A: Placement within the Executive Office of Administration and Finance affords OAO an ability to exercise its authority across the entire executive branch, while, at the same time, working to imbed effective policies in the day-to-day functioning of the executive branch. 

Q: What are the special difficulties confronted by minority businesses in Massachusetts?

A: Minority businesses face multiple difficulties, some of which they share with other small businesses and some of which are particular to them because they are minority-owned. These include access to capital, access to surety bonds and access to technical assistance. Also, complete and equal access to state contracting opportunities, while much improved, continues to present challenges to minority businesses.

Q: What policies has your office developed to assist minority businesses?

A: The OAO has developed a number of policies to improve the contracting environment for minority and women’s businesses (MBE/WBE). Some of the policies already implemented include:

• Established MBE/WBE utilization goals for the Accelerated Bridges Program

• Recommended establishment of a technical assistance and capacity building program for MBE/WBE/DBE firms on ARRA-funded construction projects and development of a surety bond guarantee program to facilitate MBE/WBE participation on ARRA-funded projects

• Wrote the legislative language to establish the technical assistance and capacity building program and secured the funding for the State Office of Minority and Women Business Assistance to deliver these services

• Wrote the legislative language to establish the surety bond guarantee programs of 2009  

• Secured the funding to capitalize the surety bond guarantee program

Q: What achievements inspired the U. S. Small Business Administration to name you their 2010 Minority Business Champion for Massachusetts and New England?

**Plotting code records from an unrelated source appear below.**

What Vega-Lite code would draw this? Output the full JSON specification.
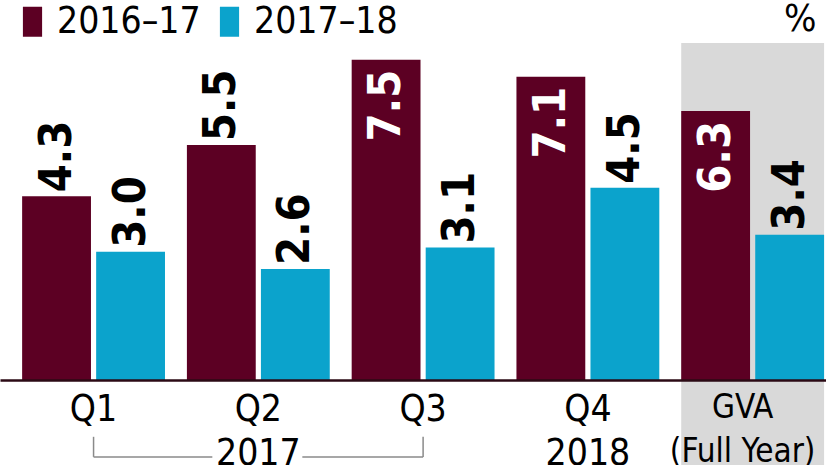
{
  "$schema": "https://vega.github.io/schema/vega-lite/v6.json",
  "width": 826,
  "height": 337,
  "autosize": {"type": "none"},
  "padding": {"top": 43, "left": 0, "right": 0, "bottom": 85},
  "background": "white",
  "config": {"view": {"stroke": null}, "font": "DejaVu Sans Condensed, DejaVu Sans, sans-serif"},
  "datasets": {
    "gva": [
      {"period": "Q1", "series": "2016–17", "value": 4.3},
      {"period": "Q1", "series": "2017–18", "value": 3.0},
      {"period": "Q2", "series": "2016–17", "value": 5.5},
      {"period": "Q2", "series": "2017–18", "value": 2.6},
      {"period": "Q3", "series": "2016–17", "value": 7.5},
      {"period": "Q3", "series": "2017–18", "value": 3.1},
      {"period": "Q4", "series": "2016–17", "value": 7.1},
      {"period": "Q4", "series": "2017–18", "value": 4.5},
      {"period": "GVA", "series": "2016–17", "value": 6.3},
      {"period": "GVA", "series": "2017–18", "value": 3.4}
    ],
    "band": [{"period": "GVA"}],
    "year": [{"from": "Q1", "mid": "Q2", "to": "Q3", "label": "2017"}]
  },
  "layer": [
    {
      "data": {"name": "band"},
      "mark": {"type": "bar", "color": "#d9d9d9"},
      "encoding": {
        "x": {"field": "period", "type": "nominal", "sort": ["Q1", "Q2", "Q3", "Q4", "GVA"],
          "scale": {"domain": ["Q1", "Q2", "Q3", "Q4", "GVA"], "paddingInner": 0.133, "paddingOuter": 0.073, "align": 0.92},
          "axis": {"title": null, "zindex": 1, "domainColor": "#2b0a14", "domainWidth": 2.5, "ticks": false, "labelAngle": 0,
            "labelFontSize": {"condition": {"test": "datum.value == 'GVA'", "value": 33}, "value": 37},
            "labelOffset": {"condition": {"test": "datum.value == 'GVA'", "value": -10}, "value": 0},
            "labelColor": "black", "labelFont": "DejaVu Sans Condensed, DejaVu Sans, sans-serif", "labelBaseline": "top", "labelPadding": 11, "labelLineHeight": 44,
            "labelExpr": "datum.value == 'Q2' ? ['Q2','2017'] : datum.value == 'Q4' ? ['Q4','2018'] : datum.value == 'GVA' ? ['GVA','(Full Year)'] : datum.value"}},
        "y": {"datum": 7.89, "type": "quantitative", "scale": {"domain": [0, 7.89], "nice": false, "zero": true},
          "axis": {"orient": "right", "domain": false, "ticks": false, "labels": false, "grid": false,
            "title": "%", "titleAngle": 0, "titleX": -10, "titleY": -5, "titleAlign": "right", "titleBaseline": "bottom",
            "titleFontSize": 38, "titleFontWeight": "normal", "titleColor": "black", "titleFont": "DejaVu Sans Condensed, DejaVu Sans, sans-serif"}},
        "y2": {"datum": -2.0}
      }
    },
    {
      "data": {"name": "gva"},
      "mark": {"type": "bar"},
      "encoding": {
        "x": {"field": "period", "type": "nominal"},
        "xOffset": {"field": "series", "type": "nominal", "scale": {"paddingInner": 0.07, "paddingOuter": 0}},
        "y": {"field": "value", "type": "quantitative"},
        "color": {"field": "series", "type": "nominal",
          "scale": {"domain": ["2016–17", "2017–18"], "range": ["#5c0023", "#0ba3cc"]},
          "legend": {"orient": "none", "legendX": 14, "legendY": -40, "direction": "horizontal", "title": null,
            "symbolType": "M-0.64,-1H0.64V1H-0.64Z", "symbolSize": 900, "symbolStrokeWidth": 0, "symbolOpacity": 1,
            "labelFontSize": 37, "labelFont": "DejaVu Sans Condensed, DejaVu Sans, sans-serif", "labelColor": "black", "labelLimit": 0,
            "labelOffset": 6, "columnPadding": 10, "padding": 0}}
      }
    },
    {
      "data": {"name": "gva"},
      "transform": [{"filter": "datum.value <= 6"}],
      "mark": {"type": "text", "angle": 270, "align": "left", "baseline": "middle", "dx": 4, "fontSize": 45, "fontWeight": "bold", "color": "black", "font": "DejaVu Sans Condensed, DejaVu Sans, sans-serif"},
      "encoding": {
        "x": {"field": "period", "type": "nominal"},
        "xOffset": {"field": "series", "type": "nominal"},
        "y": {"field": "value", "type": "quantitative"},
        "text": {"field": "value", "type": "quantitative", "format": ".1f"}
      }
    },
    {
      "data": {"name": "gva"},
      "transform": [{"filter": "datum.value > 6"}],
      "mark": {"type": "text", "angle": 270, "align": "right", "baseline": "middle", "dx": -10, "fontSize": 45, "fontWeight": "bold", "color": "white", "font": "DejaVu Sans Condensed, DejaVu Sans, sans-serif"},
      "encoding": {
        "x": {"field": "period", "type": "nominal"},
        "xOffset": {"field": "series", "type": "nominal"},
        "y": {"field": "value", "type": "quantitative"},
        "text": {"field": "value", "type": "quantitative", "format": ".1f"}
      }
    },
    {
      "data": {"name": "year"},
      "mark": {"type": "rule", "color": "#8a8a8a", "strokeWidth": 1.5},
      "encoding": {"x": {"field": "from", "type": "nominal"}, "y": {"datum": -1.33}, "y2": {"datum": -1.8}}
    },
    {
      "data": {"name": "year"},
      "mark": {"type": "rule", "color": "#8a8a8a", "strokeWidth": 1.5},
      "encoding": {"x": {"field": "to", "type": "nominal"}, "y": {"datum": -1.33}, "y2": {"datum": -1.8}}
    },
    {
      "data": {"name": "year"},
      "mark": {"type": "rule", "color": "#8a8a8a", "strokeWidth": 1.5, "x2Offset": -46},
      "encoding": {"x": {"field": "from", "type": "nominal"}, "x2": {"field": "mid"}, "y": {"datum": -1.8}}
    },
    {
      "data": {"name": "year"},
      "mark": {"type": "rule", "color": "#8a8a8a", "strokeWidth": 1.5, "xOffset": 44},
      "encoding": {"x": {"field": "mid", "type": "nominal"}, "x2": {"field": "to"}, "y": {"datum": -1.8}}
    }
  ]
}
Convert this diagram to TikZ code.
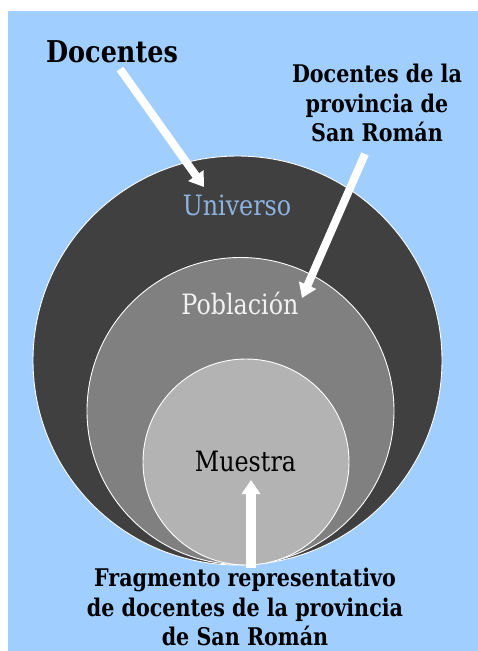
\documentclass[tikz,border=0pt]{standalone}
\usepackage{fontspec}
\setmainfont{DejaVu Serif}[FakeStretch=0.85]
\usetikzlibrary{arrows.meta}
\definecolor{bgblue}{RGB}{160,206,255}
\definecolor{ringA}{RGB}{64,64,64}
\definecolor{ringB}{RGB}{128,128,128}
\definecolor{ringC}{RGB}{179,179,179}
\definecolor{unicol}{RGB}{141,179,226}
\definecolor{pobcol}{RGB}{242,242,242}
\tikzset{
  ring/.style={circle, draw=white, line width=0.9pt, inner sep=0pt},
  ringtext/.style={font=\fontsize{28}{32}\selectfont, inner sep=0pt},
  labeltext/.style={font=\bfseries\fontsize{24.3}{29.5}\selectfont, align=center, inner sep=0pt},
  whitearrow/.style={draw=white, line width=#1, -{Triangle[width=18pt,length=14pt]}},
}
\begin{document}
\begin{tikzpicture}[x=1pt,y=-1pt]
\useasboundingbox (0,0) rectangle (478,651);
\fill[white] (0,0) rectangle (478,651);
\fill[bgblue] (8,11) rectangle (478,651);
% circles
\node[ring, fill=ringA, minimum size=409pt] (U) at (237.5,360.5) {};
\node[ring, fill=ringB, minimum size=307pt] (P) at (240.5,411) {};
\node[ring, fill=ringC, minimum size=206pt] (M) at (246,462) {};
% circle texts
\node[ringtext, text=unicol] (tU) at (237,205) {Universo};
\node[ringtext, text=pobcol] (tP) at (240,303) {Población};
\node[ringtext, text=black] (tM) at (245.5,461) {Muestra};
% labels
\node[font=\bfseries\fontsize{30}{34}\selectfont, inner sep=0pt] (lD) at (112,52) {Docentes};
\node[labeltext] (lP) at (377,103) {Docentes de la\\provincia de\\San Román};
\node[labeltext] (lM) at (245,607) {Fragmento representativo\\de docentes de la provincia\\de San Román};
% arrow end points
\coordinate (a1s) at (120,69);
\coordinate (a1e) at (204,187);
\coordinate (a2s) at (365,154);
\coordinate (a2e) at (302,298);
\coordinate (a3s) at (251,568);
\coordinate (a3e) at (251,480);
\draw[whitearrow=8pt] (a1s) -- (a1e);
\draw[whitearrow=8pt] (a2s) -- (a2e);
\draw[whitearrow=10pt] (a3s) -- (a3e);
\end{tikzpicture}
\end{document}
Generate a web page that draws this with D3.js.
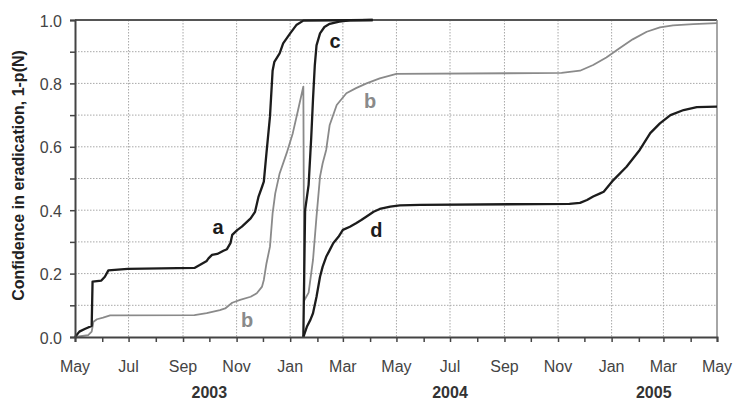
<!DOCTYPE html>
<html>
<head>
<meta charset="utf-8">
<script src="https://cdn.jsdelivr.net/npm/d3@7"></script>
<style>
  html, body { margin: 0; padding: 0; background: #fff; }
  svg { display: block; font-family: "Liberation Sans", Arial, sans-serif; }
</style>
</head>
<body>
<svg id="chart" width="737" height="405"></svg>
<script>
// Confidence in eradication over time, curves a-d

// curve a (black)
const aDates = ['2003-05-01','2003-05-06','2003-05-12','2003-05-16','2003-05-20','2003-05-21','2003-05-31','2003-06-04','2003-06-08','2003-06-30','2003-09-14','2003-09-20','2003-09-28','2003-09-30','2003-10-04','2003-10-10','2003-10-17','2003-10-21','2003-10-25','2003-10-27','2003-11-02','2003-11-07','2003-11-17','2003-11-22','2003-11-26','2003-11-30','2003-12-02','2003-12-05','2003-12-09','2003-12-12','2003-12-14','2003-12-20','2003-12-24','2004-01-01','2004-01-08','2004-01-16','2004-04-04'];
const aValues = [0, 0.017, 0.025, 0.03, 0.035, 0.175, 0.178, 0.19, 0.21, 0.215, 0.218, 0.227, 0.24, 0.248, 0.259, 0.262, 0.272, 0.277, 0.296, 0.322, 0.338, 0.348, 0.374, 0.395, 0.443, 0.474, 0.49, 0.58, 0.695, 0.84, 0.868, 0.895, 0.926, 0.958, 0.984, 0.998, 1.0];

// curve b (grey)
const bDates = ['2003-05-01','2003-05-16','2003-05-20','2003-05-22','2003-05-26','2003-06-02','2003-06-10','2003-09-14','2003-09-28','2003-10-13','2003-10-19','2003-10-27','2003-11-05','2003-11-17','2003-11-24','2003-11-30','2003-12-02','2003-12-05','2003-12-09','2003-12-12','2003-12-15','2003-12-20','2003-12-28','2004-01-04','2004-01-10','2004-01-16','2004-01-17','2004-01-22','2004-01-27','2004-01-31','2004-02-04','2004-02-07','2004-02-11','2004-02-15','2004-02-23','2004-03-05','2004-03-16','2004-03-28','2004-04-12','2004-05-01','2004-11-05','2004-11-26','2004-12-11','2004-12-26','2005-01-10','2005-01-25','2005-02-10','2005-02-25','2005-03-12','2005-04-04','2005-05-01'];
const bValues = [0, 0.006, 0.017, 0.048, 0.056, 0.061, 0.068, 0.069, 0.075, 0.085, 0.09, 0.108, 0.117, 0.127, 0.138, 0.159, 0.18, 0.232, 0.285, 0.39, 0.453, 0.516, 0.58, 0.643, 0.716, 0.79, 0.115, 0.14, 0.243, 0.38, 0.506, 0.548, 0.59, 0.669, 0.732, 0.769, 0.785, 0.8, 0.816, 0.83, 0.833, 0.84, 0.858, 0.882, 0.911, 0.939, 0.963, 0.977, 0.983, 0.987, 0.99];

// curve c (black)
const cDates = ['2004-01-16','2004-01-18','2004-01-22','2004-01-24','2004-01-25','2004-01-27','2004-01-29','2004-01-31','2004-02-04','2004-02-09','2004-02-15','2004-02-26','2004-03-09','2004-04-04'];
const cValues = [0, 0.40, 0.48, 0.58, 0.63, 0.75, 0.855, 0.92, 0.958, 0.978, 0.988, 0.995, 0.999, 1.0];

// curve d (black)
const dDates = ['2004-01-16','2004-01-20','2004-01-24','2004-01-27','2004-01-31','2004-02-04','2004-02-07','2004-02-11','2004-02-15','2004-02-19','2004-02-25','2004-03-01','2004-03-09','2004-03-16','2004-03-22','2004-03-28','2004-04-05','2004-04-12','2004-04-24','2004-05-05','2004-05-28','2004-11-14','2004-11-26','2004-12-04','2004-12-11','2004-12-19','2004-12-23','2005-01-03','2005-01-18','2005-02-02','2005-02-14','2005-02-25','2005-03-09','2005-03-24','2005-04-08','2005-05-01'];
const dValues = [0, 0.032, 0.054, 0.075, 0.127, 0.19, 0.222, 0.253, 0.274, 0.296, 0.316, 0.338, 0.348, 0.359, 0.369, 0.38, 0.395, 0.404, 0.411, 0.415, 0.417, 0.42, 0.423, 0.432, 0.443, 0.453, 0.458, 0.495, 0.537, 0.59, 0.643, 0.674, 0.7, 0.716, 0.725, 0.727];

// curve letters
const labelText = ['a', 'b', 'b', 'c', 'd'];
const labelDates = ['2003-10-11', '2003-11-13', '2004-04-01', '2004-02-21', '2004-04-08'];
const labelValues = [0.325, 0.0325, 0.723, 0.911, 0.3145];
const labelGrey = [false, true, true, false, false];

// axis text
const yearLabels = ['2003', '2004', '2005'];
const yearDates = ['2003-10-01', '2004-07-01', '2005-02-18'];
const yTitle = 'Confidence in eradication, 1-p(N)';

const parse = d3.timeParse('%Y-%m-%d');
const BLACK = '#1c1c1c';
const GREY = '#8a8a8a';

const svg = d3.select('#chart');
const margin = { left: 75, right: 20, top: 20, bottom: 68 };
const width = 737 - margin.left - margin.right;
const height = 405 - margin.top - margin.bottom;

const x = d3.scaleTime()
    .domain([parse('2003-05-01'), parse('2005-05-01')])
    .range([0, width]);
const y = d3.scaleLinear().domain([0, 1]).range([height, 0]);

const g = svg.append('g').attr('transform', `translate(${margin.left},${margin.top})`);

// dotted grid
const gridColor = '#a8a8a8';
g.append('g').selectAll('line')
    .data(d3.range(1, 10).map(i => i / 10))
    .join('line')
    .attr('x1', 0).attr('x2', width)
    .attr('y1', d => y(d)).attr('y2', d => y(d))
    .attr('stroke', gridColor).attr('stroke-dasharray', '1.5,1.5');
g.append('g').selectAll('line')
    .data(x.ticks(d3.timeMonth.every(2)).slice(1, -1))
    .join('line')
    .attr('x1', d => x(d)).attr('x2', d => x(d))
    .attr('y1', 0).attr('y2', height)
    .attr('stroke', gridColor).attr('stroke-dasharray', '1.5,1.5');

// frame top + right
g.append('line').attr('x1', 0).attr('x2', width).attr('y1', 0).attr('y2', 0)
    .attr('stroke', '#555').attr('stroke-width', 2);
g.append('line').attr('x1', width).attr('x2', width).attr('y1', 0).attr('y2', height)
    .attr('stroke', '#888').attr('stroke-width', 1.5);

// curves
function series(dates, values) {
    return dates.map((d, i) => ({ date: parse(d), value: values[i] }));
}
const line = d3.line().x(d => x(d.date)).y(d => y(d.value));
const curves = [
    { data: series(bDates, bValues), color: GREY, w: 1.8 },
    { data: series(dDates, dValues), color: BLACK, w: 2.3 },
    { data: series(cDates, cValues), color: BLACK, w: 2.3 },
    { data: series(aDates, aValues), color: BLACK, w: 2.3 }
];
g.selectAll('path.curve')
    .data(curves)
    .join('path')
    .attr('class', 'curve')
    .attr('fill', 'none')
    .attr('stroke', d => d.color)
    .attr('stroke-width', d => d.w)
    .attr('stroke-linejoin', 'round')
    .attr('d', d => line(d.data));

// x axis: monthly ticks, labels every 2 months
const xAxis = g.append('g').attr('transform', `translate(0,${height})`)
    .call(d3.axisBottom(x).ticks(d3.timeMonth.every(1)).tickSize(5).tickFormat(''));
xAxis.select('.domain').attr('stroke', '#444').attr('stroke-width', 2);
xAxis.selectAll('.tick line').attr('stroke', '#444').attr('stroke-width', 1.5);

g.append('g').selectAll('text')
    .data(x.ticks(d3.timeMonth.every(2)))
    .join('text')
    .attr('x', d => x(d))
    .attr('y', height + 35)
    .attr('text-anchor', 'middle')
    .attr('font-size', 16)
    .attr('fill', '#444')
    .text(d3.timeFormat('%b'));

g.append('g').selectAll('text')
    .data(yearLabels)
    .join('text')
    .attr('x', (d, i) => x(parse(yearDates[i])))
    .attr('y', height + 61)
    .attr('text-anchor', 'middle')
    .attr('font-size', 16)
    .attr('font-weight', 'bold')
    .attr('fill', '#333')
    .text(d => d);

// y axis
const yAxis = g.append('g')
    .call(d3.axisLeft(y).ticks(10).tickSize(5).tickFormat(''));
yAxis.select('.domain').attr('stroke', '#444').attr('stroke-width', 2);
yAxis.selectAll('.tick line').attr('stroke', '#444').attr('stroke-width', 1.5);

g.append('g').selectAll('text')
    .data(d3.range(0, 6).map(i => i / 5))
    .join('text')
    .attr('x', -13)
    .attr('y', d => y(d) + 6.5)
    .attr('text-anchor', 'end')
    .attr('font-size', 16)
    .attr('fill', '#444')
    .text(d3.format('.1f'));

svg.append('text')
    .attr('transform', `translate(24,${margin.top + height / 2 - 3}) rotate(-90)`)
    .attr('text-anchor', 'middle')
    .attr('font-size', 16)
    .attr('font-weight', 'bold')
    .attr('fill', '#222')
    .text(yTitle);

// curve letters
g.append('g').selectAll('text')
    .data(labelText)
    .join('text')
    .attr('x', (d, i) => x(parse(labelDates[i])))
    .attr('y', (d, i) => y(labelValues[i]))
    .attr('text-anchor', 'middle')
    .attr('font-size', 20)
    .attr('font-weight', 'bold')
    .attr('fill', (d, i) => labelGrey[i] ? GREY : BLACK)
    .text(d => d);
</script>
</body>
</html>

A: I was merely a surrogate for the leadership and commitment of Gov. Patrick, Secretary Jay Gonzalez and many others in the administration on the issue of inclusion. The data tells the story. State spending with MBEs has improved each of the first three years of this administration. Spending on goods and services with MBEs is up 4.3 percent; spending on construction with minority contractors is up 26.7 percent; spending on design services with minority contractors is up 51.8 percent; and overall spending with MBEs is up 10.2 percent. Spending with MBEs now represents 6.9 percent of all discretionary state spending. In fiscal year 2009, the state spent approximately $301.5 million with MBEs. However, we believe that we can do more and do better, especially in those contracting areas where there is little minority business presence.

Q: What changes would you propose to make the work of your administration more effective?

A: Additional time, preferably four more years! History teaches us that it takes time for changes to take effect within a large bureaucracy, but even more time is necessary for them to take hold and become common practice. There is more that we can do and more that we will do. It cannot be understated that the ability to bring about lasting change is closely connected to sufficient time to make it happen.